The show involves incredible feats of lighting and video art (by Jonathan Charles – who I think I know as an ex FCT kid), great and atmospheric music, creepily accompanied by a pianist/accordionist – played in a most unusual manner – and Cellist (Robin Mason and David Paul Jones) and the highly unusual Aerial design as the dust witch flies across the stage .

The tale is interestingly morally and the performances are convincing across the boards; from a hard working and only eight strong cast. Although I have to say in a perfect world I’d much rather Will and Jim had actually been 14. Andrew Clark, as Mr Dark, steals the show as this typically grotesque type of role can, and often does.

Ray Bradbury’s story is quite affecting and deals with issues such as vanity, good versus evil and how we all deal with the ageing process.

The mostly young audience gasped, screamed, heckled and laughed.

Is that not what makes great theatre.

My daughter loved it. Result.

365 by the national Theatre of Scotland


I was privileged to be among the audience at the opening night of The National Theatre of Scotland’s Festival production of 365 -a new play by David Harrower (appropriate name) and directed by Vicky Featherstone, at The Playhouse in Edinburgh last night.
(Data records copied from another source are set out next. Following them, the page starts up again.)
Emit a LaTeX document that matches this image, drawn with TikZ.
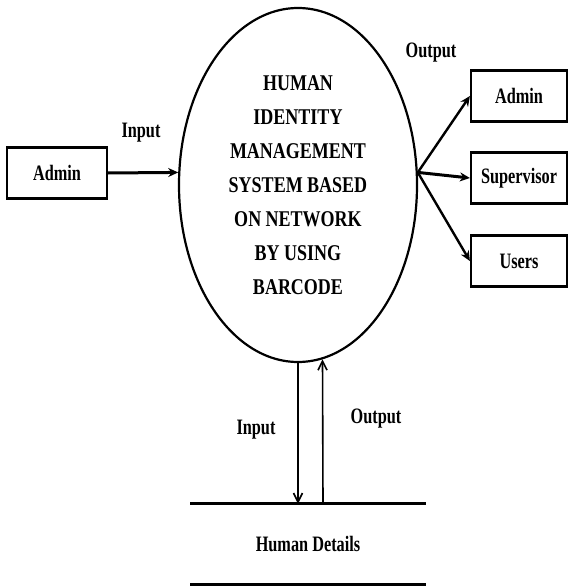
\documentclass[tikz,border=0pt]{standalone}
\usepackage{fontspec}
\setmainfont{Liberation Serif}[FakeStretch=0.8]
\newfontfamily\labelfont{Liberation Serif}[FakeStretch=0.74]
\usetikzlibrary{positioning, arrows.meta, shapes.geometric}

\begin{document}
\begin{tikzpicture}[
    x=1pt, y=-1pt,
    >={Stealth[length=10pt, width=9pt]},
    every node/.style={font=\labelfont\fontsize{22}{24}\selectfont\bfseries},
    entity/.style={
        draw,
        line width=2.2pt,
        minimum height=51pt,
        inner sep=2pt,
    },
    flow/.style={->, line width=2.4pt},
    thinflow/.style={-{Straight Barb[length=9pt, width=9pt]}, line width=1.6pt},
]
\useasboundingbox (0,0) rectangle (569,588);

% --- Process ---
\node[ellipse, draw, line width=2.2pt, minimum width=238pt, minimum height=354pt,
      inner sep=0pt, align=center,
      font=\rmfamily\fontsize{22.5}{34}\selectfont\bfseries] (sys) at (298,185)
    {HUMAN\\IDENTITY\\MANAGEMENT\\SYSTEM BASED\\ON NETWORK\\BY USING\\BARCODE};

% --- Entities ---
\node[entity, minimum width=100pt] (admin) at (57,173) {Admin};
\node[entity, minimum width=96pt]  (outadmin) at (519,96)  {Admin};
\node[entity, minimum width=96pt]  (supervisor) at (519,178) {Supervisor};
\node[entity, minimum width=96pt]  (users) at (519,261) {Users};

% --- Data store ---
\node[minimum width=235pt, minimum height=80pt] (store) at (308,544) {Human Details};
\draw[line width=3pt] (store.north west) -- (store.north east);
\draw[line width=3pt] (store.south west) -- (store.south east);

% --- Flows ---
\draw[flow, line width=3pt] (admin.east) -- (sys.174);
\draw[flow] (sys.6) -- (outadmin.west);
\draw[flow, line width=3pt] (sys.6) -- (supervisor.west);
\draw[flow] (sys.6) -- (users.west);
\coordinate (outx) at (323,0);
\draw[thinflow] (sys.south) -- (sys.south |- store.north);
\draw[thinflow] (store.north -| outx) -- (sys.-82);

% --- Labels ---
\node (lin)   at (141,133) {Input};
\node (lout)  at (431,53)  {Output};
\node (din)   at (256,430) {Input};
\node (dout)  at (376,419) {Output};

\end{tikzpicture}
\end{document}
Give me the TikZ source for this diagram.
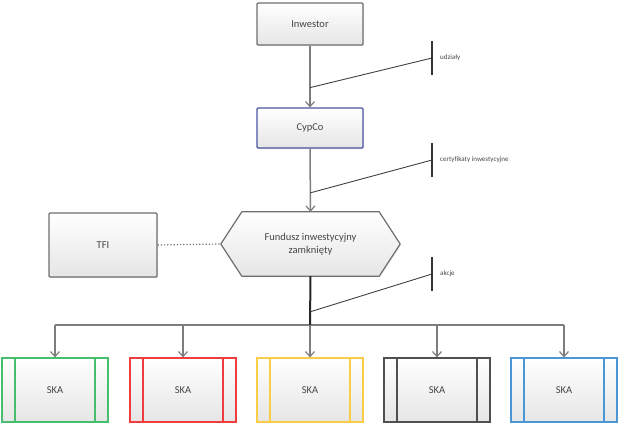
\documentclass[tikz,border=0pt]{standalone}
\usepackage{fontspec}
\setmainfont{Carlito}
\usetikzlibrary{arrows.meta,shadows,backgrounds,calc}
\definecolor{txt}{RGB}{70,70,70}
\definecolor{bord}{RGB}{110,110,110}
\definecolor{cypb}{RGB}{75,85,160}
\definecolor{conn}{RGB}{125,125,125}
\definecolor{skag}{RGB}{70,190,110}
\definecolor{skar}{RGB}{240,60,60}
\definecolor{skay}{RGB}{250,205,70}
\definecolor{skak}{RGB}{80,80,80}
\definecolor{skab}{RGB}{75,150,215}
\tikzset{
  x=1pt, y=-1pt,
  boxfill/.style={top color=white, bottom color=black!10, drop shadow={opacity=0.18, shadow xshift=1pt, shadow yshift=-1pt}},
  mainbox/.style={boxfill, draw=bord, line width=1.2pt, rounded corners=1pt, inner sep=0pt, text=txt, font=\fontsize{10.5}{12}\selectfont, align=center},
  skabox/.style={boxfill, draw=#1, line width=1.2pt, minimum width=106pt, minimum height=64pt, inner sep=0pt, text=txt, font=\fontsize{10.5}{12}\selectfont,
    path picture={
      \draw[draw=#1, line width=2.4pt]
        ([xshift=13pt]path picture bounding box.north west) -- ([xshift=13pt]path picture bounding box.south west)
        ([xshift=-13pt]path picture bounding box.north east) -- ([xshift=-13pt]path picture bounding box.south east);
    }},
  arr/.style={draw=conn, line width=1.5pt, -{Straight Barb[length=5pt,width=9pt,line width=1.2pt]}},
  annline/.style={draw=black!75, line width=0.9pt},
  annbar/.style={draw=black!80, line width=1.3pt},
  anntxt/.style={anchor=west, text=txt, font=\fontsize{7}{8}\selectfont, inner sep=0pt},
}
\begin{document}
\begin{tikzpicture}
\useasboundingbox (0,0) rectangle (624,429);
% main boxes
\node[mainbox, minimum width=106pt, minimum height=42pt] (inv) at (310,24) {Inwestor};
\node[mainbox, draw=cypb, minimum width=106pt, minimum height=40pt] (cyp) at (310,128) {CypCo};
\node[mainbox, minimum width=108pt, minimum height=64pt] (tfi) at (103,245) {TFI};
\node[inner sep=0pt, minimum width=179pt, minimum height=64pt, text=txt, font=\fontsize{10.5}{13}\selectfont, align=center] (fund) at (310.5,244) {Fundusz inwestycyjny\\zamknięty};
\begin{scope}[on background layer]
\path[boxfill, draw=bord, line width=1.2pt, line join=round]
  (fund.west) -- ([xshift=21pt]fund.north west) -- ([xshift=-21pt]fund.north east)
  -- (fund.east) -- ([xshift=-21pt]fund.south east) -- ([xshift=21pt]fund.south west) -- cycle;
\end{scope}
% SKA boxes
\node[skabox=skag] (ska1) at (55,390) {SKA};
\node[skabox=skar] (ska2) at (183,390) {SKA};
\node[skabox=skay] (ska3) at (310,390) {SKA};
\node[skabox=skak] (ska4) at (437,390) {SKA};
\node[skabox=skab] (ska5) at (564,390) {SKA};
% connectors
\draw[arr] (inv.south) -- (cyp.north);
\draw[arr] (cyp.south) -- (fund.north);
\draw[draw=bord, line width=1.2pt, dotted] (tfi.east) -- (fund.west);
\coordinate (bus) at (310,325);
\draw[conn, line width=1.5pt] (ska1.north |- bus) -- (ska5.north |- bus);
\draw[black!85, line width=2pt] (fund.south) -- (bus);
\foreach \i in {1,...,5}{
  \draw[arr] (ska\i.north |- bus) -- (ska\i.north);
}
% annotations
\coordinate (u1) at ($(inv.south)!0.68!(cyp.north)$);
\coordinate (t1) at (432,58);
\draw[annline] (u1) -- (t1);
\draw[annbar] ([yshift=17pt]t1) -- ([yshift=-17pt]t1);
\node[anntxt] (l1) at ([xshift=8pt]t1) {udziały};
\coordinate (u2) at ($(cyp.south)!0.70!(fund.north)$);
\coordinate (t2) at (432,160);
\draw[annline] (u2) -- (t2);
\draw[annbar] ([yshift=17pt]t2) -- ([yshift=-17pt]t2);
\node[anntxt] (l2) at ([xshift=8pt]t2) {certyfikaty inwestycyjne};
\coordinate (u3) at ($(fund.south)!0.73!(bus)$);
\coordinate (t3) at (432,274);
\draw[annline] (u3) -- (t3);
\draw[annbar] ([yshift=17pt]t3) -- ([yshift=-17pt]t3);
\node[anntxt] (l3) at ([xshift=8pt]t3) {akcje};
\end{tikzpicture}
\end{document}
The show was sold out and for good reason.

It’s a polemic piece about the plight of young people entering society after life in care. The show explores, through a cast of about 16, mostly in their teens, what the reality of life is in such a friendless, hostile and downright scary environment.

It’s performed by an ensemble, so no one particular actor stood out. But the technical achievements were noteworthy. Set, sound design, lighting and choreography were all outstanding. Paul Buchanan’s specially commissioned song that forms a central part of the denouement is spine tingling.

The acting is universally good and at times excellent.

But the greatness of the play is all about the writing.

This is very modern theatre and, as such, doesn’t follow a plotline or typical narrative structure and although it’s fairly bleak it’s by no means humourless. Fundamentally though it touches on the very darkest side of society – misogyny, neglect, class, prejudice, sexual orientation, fear and lack of confidence. Essentially it is about loneliness because most of the relationships we witness are a veneer.

Life as a kid with no familial network is not a good place to be and David Harrower brings this into sharp relief quickly and consistently.

I think it could do with a touch of editing but overall this is an important, thought-provoking and engaging piece of work.

I notice it’s playing at the Lyric, Hammersmith from 9 – 29 September. Not knowing the theatre I suspect it will be rather less spectacular than in The Playhouse which, as a stage, offers wide open spaces (and which contributed to the theme of isolation by its very brooding presence).

It’s distinctly Scottish, but the points it makes are universal and you lot in Englandshire shouldn’t struggle too much with the dialect. (You might not like the language though. My god, the National Theatre of Scotland like a fucking swearword do they not?)